Quando Galerio morì, nel 311, Licinio divenne imperatore, e gli furono affidate Valeria e sua madre Prisca. Le due donne, comunque fuggirono da Licinio, interessato a sposare Valeria per consolidare il suo potere, per mettersi sotto la protezione di Massimino Daia, già sposato, la cui figlioletta venne promessa in matrimonio al giovane erede adottivo Candidiano. Poco tempo dopo però anche Massimino Daia, volendo rafforzare la sua posizione al potere e impadronirsi dell'eredità di Galerio, propose a Valeria di sposarlo, promettendole che avrebbe divorziato dalla prima moglie.
Narra il retore Lattanzio nel De mortibus persecutorum che l'Augusta indossava ancora le vesti nere del lutto per Galerio e dignitosamente rifiutò le proposte di matrimonio di Massimino, grazie alla libertà che il suo tiolo e l'essere figlia di Diocleziano potevano permettergli: le sue argomentazioni furono che era ancora in lutto; che l'ex marito che era stato padre (adottivo) di Massimino, quindi il legame appariva quasi incestuoso; che era riprovevole per Massimino ripudiare una moglie fedele e vi era il rischio un tale marito avrebbe fatto lo stesso con lei alla prima occasione; infine che un'Augusta vedova prendesse un secondo marito era cosa contraria agli usi e senza precedenti.

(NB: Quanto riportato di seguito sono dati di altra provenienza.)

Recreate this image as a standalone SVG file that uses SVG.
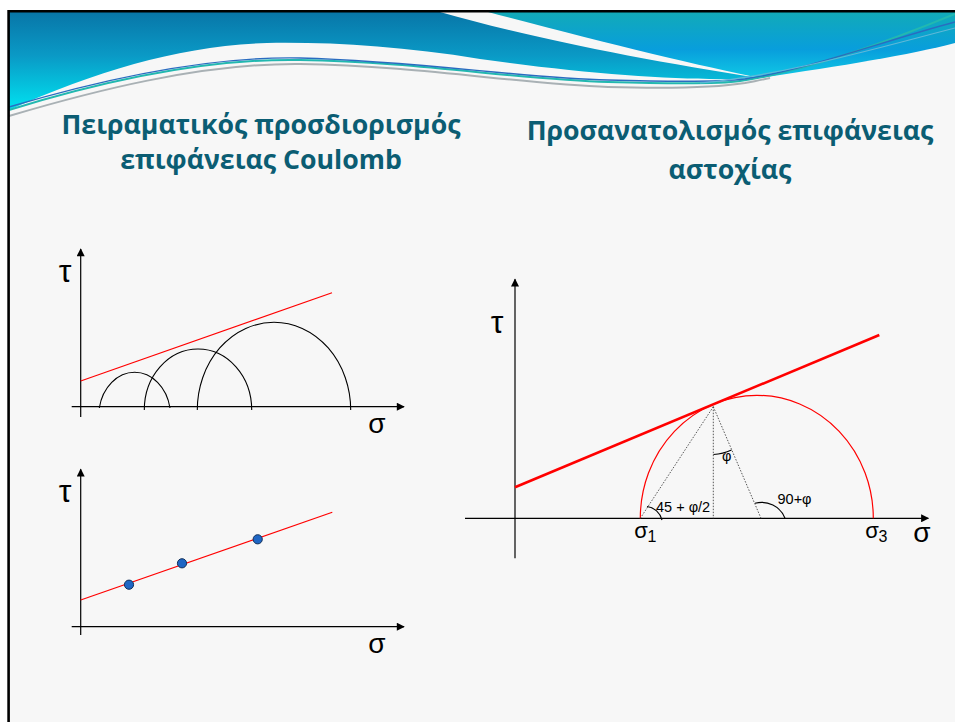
<svg xmlns="http://www.w3.org/2000/svg" width="955" height="722" viewBox="0 0 955 722">
<defs>
<linearGradient id="gl" gradientUnits="userSpaceOnUse" x1="0" y1="12" x2="0" y2="110">
<stop offset="0" stop-color="#0876a8"/>
<stop offset="0.45" stop-color="#0a9ac6"/>
<stop offset="1" stop-color="#00e2f0"/>
</linearGradient>
<linearGradient id="gr" gradientUnits="userSpaceOnUse" x1="0" y1="12" x2="0" y2="80">
<stop offset="0" stop-color="#12aab8"/>
<stop offset="0.55" stop-color="#089edc"/>
<stop offset="1" stop-color="#10cce6"/>
</linearGradient>
<marker id="ah" viewBox="0 0 10 10" refX="9" refY="5" markerWidth="9" markerHeight="8" markerUnits="userSpaceOnUse" orient="auto">
<path d="M0,0 L10,5 L0,10 Z" fill="#000"/>
</marker>
<style>
.ttl{font-family:"Open Sans","Liberation Sans",sans-serif;font-weight:bold;font-size:26.7px;fill:#0b5d73;text-anchor:middle}
.ax{stroke:#000;stroke-width:1.2;fill:none}
.big{font-family:"Liberation Sans",Arial,sans-serif;fill:#000;text-anchor:middle}
.arc{stroke:#000;stroke-width:1.1;fill:none}
.red{stroke:#ff0000;fill:none}
.dot{stroke:#444;stroke-width:0.9;stroke-dasharray:1.5 1.5;fill:none}
.lbl{font-family:"Liberation Sans",Arial,sans-serif;font-size:14.5px;fill:#000}
.pt{fill:#1f66c4;stroke:#12305a;stroke-width:1}
.wv{fill:none}
</style>
</defs>
<rect x="0" y="0" width="955" height="722" fill="#ffffff"/>
<rect x="9" y="12" width="946" height="710" fill="#f7f7f7"/>
<g id="header">
<path d="M9,12 L440,12 C520,35 640,60 760,78 C700,82 600,76 480,59 C400,46 330,42 267,43 C180,46 100,70 9,110 Z" fill="url(#gl)"/>
<path d="M488,12 L955,12 L955,43 C910,55 840,66 760,78 C700,66 600,42 488,12 Z" fill="url(#gr)"/>
<path class="wv" d="M9,116 C90,92 200,63 300,64 C420,66 520,84 608,87 C680,89 720,87 745,83 C755,81 762,80 770,78" stroke="#a9b1b5" stroke-width="2"/>
<path class="wv" d="M9,110 C90,85 200,58 300,60 C420,62 520,80 608,82 C680,84 720,84 740,81 C800,72 880,45 955,14" stroke="#22b8b0" stroke-width="2"/>
<path class="wv" d="M9,107 C90,83 200,56 300,58 C420,61 520,78 608,80 C680,82 720,82 745,79 C810,69 880,42 955,22" stroke="#2a6cc0" stroke-width="1.4"/>
<path class="wv" d="M700,83 C780,76 870,50 955,28" stroke="#60b8d8" stroke-width="1.2"/>
</g>
<path d="M8.6,722 L8.6,11.3 L955,11.3" fill="none" stroke="#000" stroke-width="2.6"/>
<g id="title1">
<text class="ttl" x="261" y="134">Πειραματικός προσδιορισμός</text>
<text class="ttl" x="261" y="168.5">επιφάνειας Coulomb</text>
</g>
<g id="title2">
<text class="ttl" x="730" y="139.5">Προσανατολισμός επιφάνειας</text>
<text class="ttl" x="730" y="178.5">αστοχίας</text>
</g>
<g id="chart1">
<line class="ax" x1="80.7" y1="417" x2="80.7" y2="249" marker-end="url(#ah)"/>
<line class="ax" x1="71.7" y1="406.7" x2="404" y2="406.7" marker-end="url(#ah)"/>
<text class="big" x="65" y="282" font-size="32">τ</text>
<text class="big" x="377" y="433" font-size="28">σ</text>
<path class="arc" d="M99.3,408 A36,44 0 0 1 170,408"/>
<path class="arc" d="M144.3,410 A53.7,61 0 0 1 251.7,410"/>
<path class="arc" d="M197.3,410 A76.7,87.7 0 0 1 350.7,410"/>
<line class="red" stroke-width="1.2" x1="80.7" y1="381" x2="332" y2="292.7"/>
</g>
<g id="chart2">
<line class="ax" x1="80.7" y1="635" x2="80.7" y2="469.3" marker-end="url(#ah)"/>
<line class="ax" x1="71.7" y1="626.7" x2="404" y2="626.7" marker-end="url(#ah)"/>
<text class="big" x="65" y="502" font-size="32">τ</text>
<text class="big" x="377" y="653" font-size="28">σ</text>
<line class="red" stroke-width="1.2" x1="80.7" y1="600" x2="332.3" y2="512.3"/>
<circle class="pt" cx="129" cy="584.7" r="4.6"/>
<circle class="pt" cx="182" cy="563.3" r="4.6"/>
<circle class="pt" cx="257.7" cy="539.3" r="4.6"/>
</g>
<g id="chart3">
<line class="ax" x1="515" y1="558.3" x2="515" y2="279.3" marker-end="url(#ah)"/>
<line class="ax" x1="465" y1="518.3" x2="928.3" y2="518.3" marker-end="url(#ah)"/>
<text class="big" x="497" y="333" font-size="32">τ</text>
<text class="big" x="922" y="542" font-size="28">σ</text>
<path class="red" stroke-width="1.2" d="M640.3,518.3 A116.5,123 0 0 1 873.3,518.3"/>
<line class="red" stroke-width="2.6" x1="515" y1="487.3" x2="879.3" y2="335"/>
<line class="dot" x1="713.3" y1="406.7" x2="640.3" y2="518.3"/>
<line class="dot" x1="713.3" y1="406.7" x2="713.3" y2="518.3"/>
<line class="dot" x1="713.3" y1="406.7" x2="761" y2="518.3"/>
<path class="arc" d="M647,506.5 A18,18 0 0 1 662,520"/>
<path class="arc" d="M755,503.3 A25,25 0 0 1 785,518.3"/>
<path class="arc" d="M713.5,454.5 A48,48 0 0 0 731.5,450"/>
<text class="lbl" x="656" y="512">45 + φ/2</text>
<text class="lbl" x="777.5" y="504">90+φ</text>
<text class="lbl" x="722" y="461">φ</text>
<text class="big" x="641" y="538" font-size="22">σ</text>
<text class="big" x="652" y="542" font-size="16">1</text>
<text class="big" x="872" y="538" font-size="22">σ</text>
<text class="big" x="883" y="542" font-size="16">3</text>
</g>
</svg>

Massimino si infuriò contro Valeria, ma non osava ucciderla, per cui la punì indirettamente, facendo condannare a morte tre nobili matrone sue amiche con false accuse di adulterio. Poi la fece arrestare e confinare con la madre in Siria, confiscando le sue proprietà. Valeria tuttavia riuscì con dei messi ad avvisare il padre della sua situazione, chiedendo aiuto. Diocleziano inviò a più riprese dei legati, ma le sue richieste di riscattare la figlia non vennero ascoltate da Massimino.
Alla morte di Massimino, Licinio decisa di avviare una purga dei possibili rivali, per cui fece assassinare a tradimento Candidiano, nipote adottivo di Diocleziano, a Nicomedia e ordinò la pena capitale per Valeria. La donna fu avvisata e riuscì a fuggire, nascondendosi in varie provincie per più di un anno, mascherata da plebea, finché non fu trovata a Tessalonica e catturata assieme alla madre Prisca. Le due donne furono portate sotto scorta, tra la compassione della folla, fino alla pubblica piazza, dove vennero decapitate. I loro corpi furono gettati in mare.